What is being asked: Lift out each line of the data that holds "this".

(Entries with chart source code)
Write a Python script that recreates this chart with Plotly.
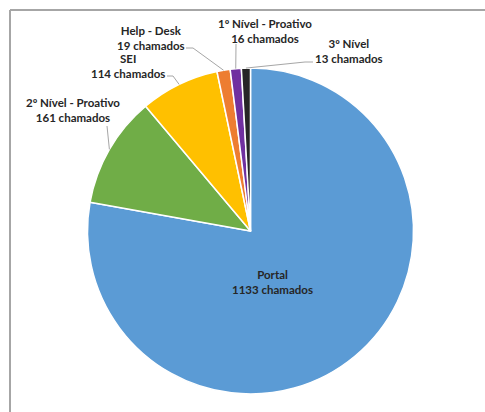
import math
import plotly.graph_objects as go

W, H = 485, 412

# Chamados por fila de atendimento
categorias = ["Portal", "2º Nível - Proativo", "SEI", "Help - Desk",
              "1º Nível - Proativo", "3º Nível"]
chamados = [1133, 161, 114, 19, 16, 13]
cores = ["#5B9BD5", "#70AD47", "#FFC000", "#ED7D31", "#7030A0", "#262626"]

# Pie geometry in pixels
cx, cy, r = 250.5, 231, 163


def px(x):
    return x / W


def py(y):
    return 1 - y / H


fig = go.Figure(go.Pie(
    labels=categorias,
    values=chamados,
    sort=False,
    direction="clockwise",
    rotation=0,
    marker=dict(colors=cores, line=dict(color="white", width=1.5)),
    textinfo="none",
    hoverinfo="label+value",
    showlegend=False,
    domain=dict(x=[px(cx - r), px(cx + r)], y=[py(cy + r), py(cy - r)]),
))

# Label placement (centre of text block) and leader-line anchor/elbow, in pixels
rotulos = {
    "Portal": dict(pos=(272, 282), linha=None),
    "2º Nível - Proativo": dict(pos=(73, 110), linha=[(107, 126), (107, 126)]),
    "SEI": dict(pos=(128, 66), linha=[(167, 76), (173, 76)]),
    "Help - Desk": dict(pos=(151, 38), linha=[(186, 48), (193, 48)]),
    "1º Nível - Proativo": dict(pos=(265, 31), linha=[(236, 44), (236, 44)]),
    "3º Nível": dict(pos=(349, 51), linha=[(313, 62), (305, 62)]),
}

total = sum(chamados)
acum = 0
shapes = []
annotations = []
fonte = dict(family="Lato", size=11.5, color="#262626")
for nome, valor in zip(categorias, chamados):
    meio = (acum + valor / 2) / total * 2 * math.pi
    acum += valor
    info = rotulos[nome]
    x0, y0 = info["pos"]
    annotations.append(dict(
        x=px(x0), y=py(y0), xref="paper", yref="paper",
        text=f"<b>{nome}</b><br><b>{valor} chamados</b>",
        showarrow=False, align="center", font=fonte,
        xanchor="center", yanchor="middle",
    ))
    if info["linha"]:
        ex = cx + r * math.sin(meio)
        ey = cy - r * math.cos(meio)
        (ax, ay), (bx, by) = info["linha"]
        path = f"M {px(ax)} {py(ay)} L {px(bx)} {py(by)} L {px(ex)} {py(ey)}"
        shapes.append(dict(type="path", path=path, xref="paper", yref="paper",
                           line=dict(color="#A6A6A6", width=1)))

# Chart area border (top and left edges)
shapes.append(dict(type="line", xref="paper", yref="paper",
                   x0=px(10), y0=py(10), x1=1, y1=py(10),
                   line=dict(color="#A6A6A6", width=2)))
shapes.append(dict(type="line", xref="paper", yref="paper",
                   x0=px(10), y0=py(10), x1=px(10), y1=0,
                   line=dict(color="#A6A6A6", width=2)))

fig.update_layout(
    width=W, height=H,
    margin=dict(l=0, r=0, t=0, b=0),
    paper_bgcolor="white",
    plot_bgcolor="white",
    shapes=shapes,
    annotations=annotations,
)

fig.write_html("out.html")
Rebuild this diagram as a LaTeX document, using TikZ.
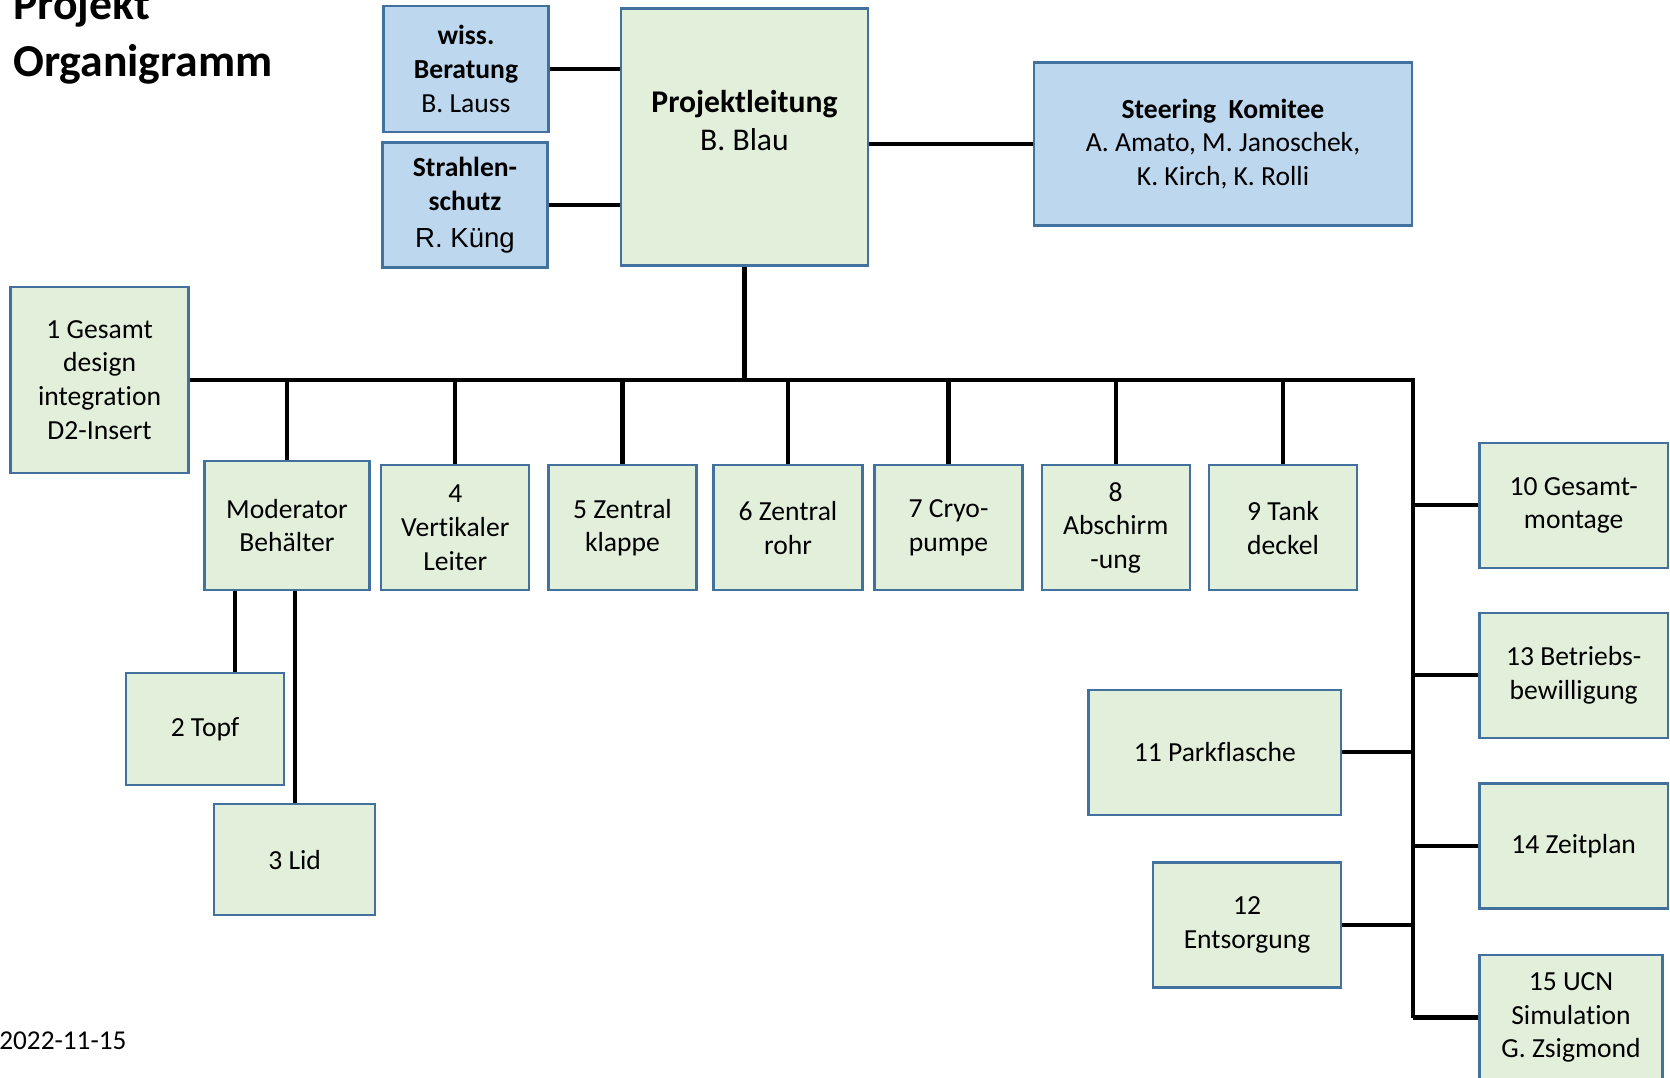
\documentclass[tikz,border=0pt]{standalone}
\usepackage{fontspec}
\setmainfont{Carlito}[Ligatures=NoCommon]
\newfontfamily\arialfont{Liberation Sans}
\usepackage{xcolor}
\usepackage{tikz}
\definecolor{boxgreen}{RGB}{226,239,218}
\definecolor{boxblue}{RGB}{189,215,238}
\definecolor{boxborder}{RGB}{65,113,156}
\tikzset{
    treenode/.style = {align=center, inner sep=0pt, text centered, font=\fontsize{15.7}{19.2}\selectfont},
    green_node/.style = {treenode, rectangle, draw=boxborder, fill=boxgreen, line width=1.3pt, minimum width=29.6mm, minimum height=25mm},
    blue_node/.style = {treenode, rectangle, draw=boxborder, fill=boxblue, line width=1.3pt, minimum width=33mm, minimum height=25mm},
    right_node/.style = {green_node, minimum width=37.7mm},
    link/.style = {line width=2.3pt, black}
}

\begin{document}
\begin{tikzpicture}
            [-, x=0.2mm, y=-0.2mm]

            \useasboundingbox (0,0) rectangle (1670,1078);

            \node [anchor=base west, align=left, inner sep=0pt, font=\fontsize{26}{32.8}\selectfont\bfseries]
                (title) at (12.8,76.7) {Projekt\\Organigramm};
            \node [anchor=base west, inner sep=0pt, font=\fontsize{15.5}{19}\selectfont]
                (date) at (-1,1049) {2022-11-15};

            \node [blue_node, minimum height=25.2mm] (wiss) at (466,69)
                {\textbf{wiss.}\\\textbf{Beratung}\\B. Lauss};
            \node [blue_node] (strahl) at (465,205)
                {\textbf{Strahlen-}\\\textbf{schutz}\\[2pt]{\arialfont R. Küng}};
            \node [green_node, minimum width=49.4mm, minimum height=51.4mm] (pl) at (744.5,137) {};
            \node [treenode, font=\fontsize{18}{21.6}\selectfont] (pltext) at (744.5,121)
                {\textbf{Projektleitung}\\B. Blau};
            \node [blue_node, minimum width=75.6mm, minimum height=32.6mm] (st) at (1223,144)
                {\textbf{Steering\ \ Komitee}\\A. Amato, M. Janoschek,\\K. Kirch, K. Rolli};

            \node [green_node, minimum width=35.6mm, minimum height=37.2mm] (b1) at (99.6,380)
                {1 Gesamt\\design\\integration\\D2-Insert};
            \node [green_node, minimum width=33mm, minimum height=25.8mm] (mod) at (287,525.6)
                {Moderator\\Behälter};
            \node [green_node] (b4) at (455.3,527.7) {4\\Vertikaler\\Leiter};
            \node [green_node] (b5) at (622.5,527.7) {5 Zentral\\klappe};
            \node [green_node, minimum width=29.8mm] (b6) at (788,527.7) {6 Zentral\\rohr};
            \node [green_node] (b7) at (948.5,527.7) {7 Cryo-\\pumpe};
            \node [green_node] (b8) at (1115.7,527.7) {8\\Abschirm\\-ung};
            \node [green_node] (b9) at (1283,527.7) {9 Tank\\deckel};

            \node [green_node, minimum width=31.7mm, minimum height=22.4mm] (b2) at (205,729) {2 Topf};
            \node [green_node, minimum width=32.2mm, minimum height=22.2mm] (b3) at (294.6,859.6) {3 Lid};

            \node [right_node] (b10) at (1573.7,505.4) {10 Gesamt-\\montage};
            \node [right_node] (b13) at (1573.7,675.3) {13 Betriebs-\\bewilligung};
            \node [right_node] (b14) at (1573.7,846) {14 Zeitplan};
            \node [right_node, minimum width=36.6mm] (b15) at (1571,1017.5)
                {15 UCN\\Simulation\\G. Zsigmond};
            \node [green_node, minimum width=50.5mm] (b11) at (1214.8,752.4) {11 Parkflasche};
            \node [green_node, minimum width=37.5mm] (b12) at (1247,925) {12\\Entsorgung};

            \draw [link] (wiss.east) -- (wiss.east -| pl.west);
            \draw [link] (strahl.east) -- (strahl.east -| pl.west);
            \draw [link] (st.west -| pl.east) -- (st.west);
            \draw [link] (pl.south) -- (pl.south |- b1.east);

            \coordinate (corner) at (1413.4,380);
            \draw [link] (b1.east) -- (corner) -- (corner |- b15.west);
            \foreach \n in {mod,b4,b5,b6,b7,b8,b9}
                \draw [link] (\n.north) -- (\n.north |- corner);
            \foreach \n in {b10,b13,b14,b15}
                \draw [link] (\n.west -| corner) -- (\n.west);
            \foreach \n in {b11,b12}
                \draw [link] (\n.east) -- (\n.east -| corner);

            \path (mod.south) ++(-51.6,0) coordinate (topfjoin);
            \draw [link] (topfjoin) -- (topfjoin |- b2.north);
            \draw [link] (mod.south -| b3.north) -- (b3.north);
        \end{tikzpicture}
\end{document}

Final result:
Write a Python script that recreates this chart with Plotly.
Rebuild this diagram as a LaTeX document, using TikZ.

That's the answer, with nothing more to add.